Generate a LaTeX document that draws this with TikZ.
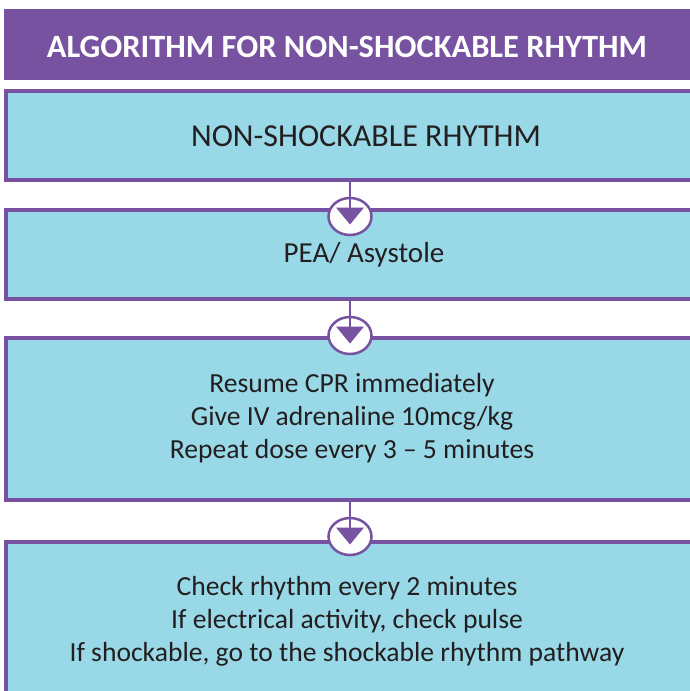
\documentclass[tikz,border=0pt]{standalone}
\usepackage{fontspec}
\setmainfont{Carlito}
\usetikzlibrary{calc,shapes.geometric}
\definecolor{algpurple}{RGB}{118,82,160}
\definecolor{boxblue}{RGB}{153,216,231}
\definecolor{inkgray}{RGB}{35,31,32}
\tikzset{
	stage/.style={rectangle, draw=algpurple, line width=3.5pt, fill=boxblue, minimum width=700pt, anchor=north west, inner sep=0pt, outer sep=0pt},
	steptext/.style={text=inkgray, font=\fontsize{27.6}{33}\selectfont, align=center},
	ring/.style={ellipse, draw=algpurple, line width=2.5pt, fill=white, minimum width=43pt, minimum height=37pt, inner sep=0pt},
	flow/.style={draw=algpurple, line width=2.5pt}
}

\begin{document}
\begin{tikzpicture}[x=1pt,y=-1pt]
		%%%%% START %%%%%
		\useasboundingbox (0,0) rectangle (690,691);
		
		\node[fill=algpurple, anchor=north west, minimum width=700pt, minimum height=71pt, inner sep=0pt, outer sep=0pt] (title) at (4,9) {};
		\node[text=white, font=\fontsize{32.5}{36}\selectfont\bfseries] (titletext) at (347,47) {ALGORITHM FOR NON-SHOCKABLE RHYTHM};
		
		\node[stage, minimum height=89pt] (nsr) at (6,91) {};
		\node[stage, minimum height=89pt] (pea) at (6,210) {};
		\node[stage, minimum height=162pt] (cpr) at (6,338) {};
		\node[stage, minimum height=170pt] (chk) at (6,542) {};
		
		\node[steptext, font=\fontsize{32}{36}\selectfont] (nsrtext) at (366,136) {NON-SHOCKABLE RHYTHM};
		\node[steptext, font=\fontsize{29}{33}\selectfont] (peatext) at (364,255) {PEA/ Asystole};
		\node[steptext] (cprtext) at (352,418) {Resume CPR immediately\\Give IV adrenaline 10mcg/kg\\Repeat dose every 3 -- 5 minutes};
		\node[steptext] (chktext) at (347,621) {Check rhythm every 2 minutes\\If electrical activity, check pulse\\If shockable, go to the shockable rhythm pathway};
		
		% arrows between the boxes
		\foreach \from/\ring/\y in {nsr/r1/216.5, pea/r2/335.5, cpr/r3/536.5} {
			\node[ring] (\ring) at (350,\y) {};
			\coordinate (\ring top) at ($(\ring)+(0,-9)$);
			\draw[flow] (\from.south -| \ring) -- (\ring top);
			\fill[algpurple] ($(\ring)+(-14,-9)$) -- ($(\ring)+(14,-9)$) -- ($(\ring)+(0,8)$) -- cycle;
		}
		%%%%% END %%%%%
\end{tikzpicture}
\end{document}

Stated exercise
Go through the listing above and quote it exactly, apart from its images.

Answer for the task
Generate a LaTeX document that draws this with TikZ.
\documentclass[tikz,border=0pt]{standalone}
\usepackage{fontspec}
\setmainfont{Carlito}
\usetikzlibrary{calc,shapes.geometric}
\definecolor{algpurple}{RGB}{118,82,160}
\definecolor{boxblue}{RGB}{153,216,231}
\definecolor{inkgray}{RGB}{35,31,32}
\tikzset{
	stage/.style={rectangle, draw=algpurple, line width=3.5pt, fill=boxblue, minimum width=700pt, anchor=north west, inner sep=0pt, outer sep=0pt},
	steptext/.style={text=inkgray, font=\fontsize{27.6}{33}\selectfont, align=center},
	ring/.style={ellipse, draw=algpurple, line width=2.5pt, fill=white, minimum width=43pt, minimum height=37pt, inner sep=0pt},
	flow/.style={draw=algpurple, line width=2.5pt}
}

\begin{document}
\begin{tikzpicture}[x=1pt,y=-1pt]
		%%%%% START %%%%%
		\useasboundingbox (0,0) rectangle (690,691);
		
		\node[fill=algpurple, anchor=north west, minimum width=700pt, minimum height=71pt, inner sep=0pt, outer sep=0pt] (title) at (4,9) {};
		\node[text=white, font=\fontsize{32.5}{36}\selectfont\bfseries] (titletext) at (347,47) {ALGORITHM FOR NON-SHOCKABLE RHYTHM};
		
		\node[stage, minimum height=89pt] (nsr) at (6,91) {};
		\node[stage, minimum height=89pt] (pea) at (6,210) {};
		\node[stage, minimum height=162pt] (cpr) at (6,338) {};
		\node[stage, minimum height=170pt] (chk) at (6,542) {};
		
		\node[steptext, font=\fontsize{32}{36}\selectfont] (nsrtext) at (366,136) {NON-SHOCKABLE RHYTHM};
		\node[steptext, font=\fontsize{29}{33}\selectfont] (peatext) at (364,255) {PEA/ Asystole};
		\node[steptext] (cprtext) at (352,418) {Resume CPR immediately\\Give IV adrenaline 10mcg/kg\\Repeat dose every 3 -- 5 minutes};
		\node[steptext] (chktext) at (347,621) {Check rhythm every 2 minutes\\If electrical activity, check pulse\\If shockable, go to the shockable rhythm pathway};
		
		% arrows between the boxes
		\foreach \from/\ring/\y in {nsr/r1/216.5, pea/r2/335.5, cpr/r3/536.5} {
			\node[ring] (\ring) at (350,\y) {};
			\coordinate (\ring top) at ($(\ring)+(0,-9)$);
			\draw[flow] (\from.south -| \ring) -- (\ring top);
			\fill[algpurple] ($(\ring)+(-14,-9)$) -- ($(\ring)+(14,-9)$) -- ($(\ring)+(0,8)$) -- cycle;
		}
		%%%%% END %%%%%
\end{tikzpicture}
\end{document}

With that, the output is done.